Both features keep playbooks compact and adaptable. Combined with variables and facts, conditionals and loops let a small, readable definition cover a wide variety of hosts and situations without duplication.

You do not always want to run an entire playbook. Ansible offers two ways to narrow what executes. Tags label tasks or roles; you then run only the parts you care about with --tags, or skip parts with --skip-tags. For example, tagging tasks config lets you re-push configuration with --tags config without reinstalling packages.

To narrow which hosts are affected, use --limit (often written -l). ansible-playbook site.yml --limit web1.example.com runs the whole playbook against just that one host — invaluable for testing a change on a single machine before rolling it out to the group.

Two more safety tools round this out: --check performs a dry run, reporting what would change without changing anything, and --diff shows the textual differences. Together, tags, limits and check mode let you apply exactly the right change to exactly the right hosts, cautiously.

Ansible is not the only configuration management tool, and the alternatives differ chiefly along two axes: push vs pull and how the desired state is expressed.
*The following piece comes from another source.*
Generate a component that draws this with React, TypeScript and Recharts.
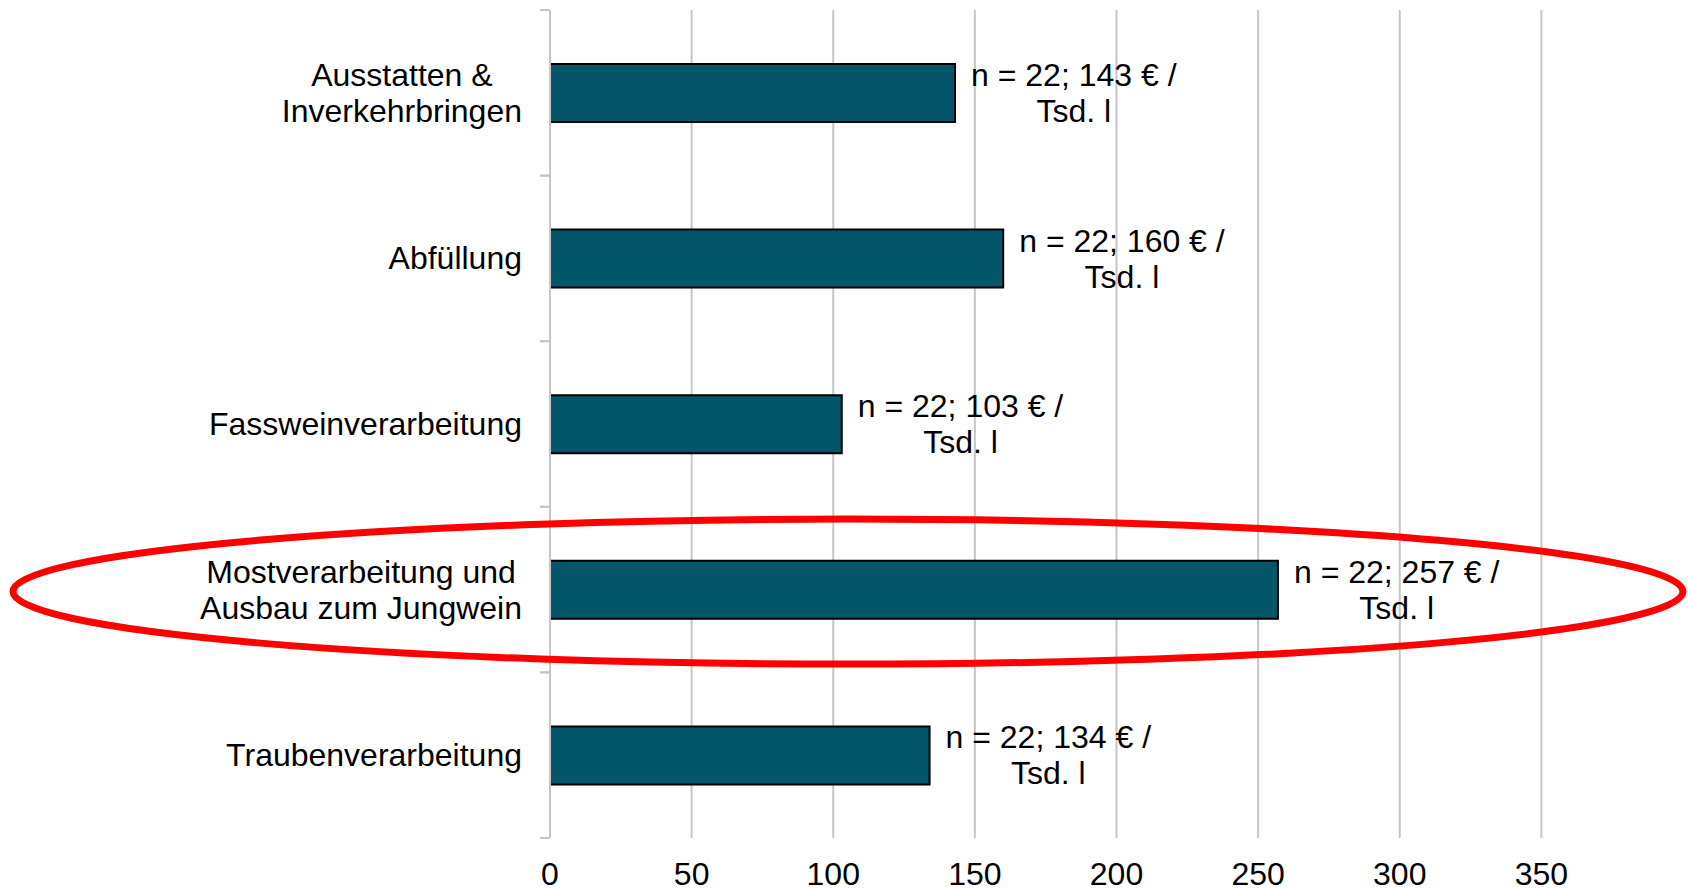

• Ansible — push and agentless, over SSH; playbooks in YAML. Easy to start, no agents to manage.
• Puppet — classically pull and agent-based; a Puppet agent on each node pulls from a Puppet master. State is described in Puppet’s own declarative DSL (the manifest).
• Chef — also pull and agent-based; uses "recipes" and "cookbooks" written in a Ruby-based DSL, leaning more procedural.
• SaltStack (Salt) — primarily push using a fast message bus between a Salt master and minion agents (so it usually has agents, unlike Ansible), with declarative state files (SLS) in YAML; it also supports an agentless SSH mode.

There is no universally "best" tool. Ansible’s agentless simplicity made it the popular default; Puppet and Chef’s pull model self-heals on a timer and scales naturally; Salt emphasises speed at large scale. The shared ideas — declarative desired state and idempotency — matter more than any single product.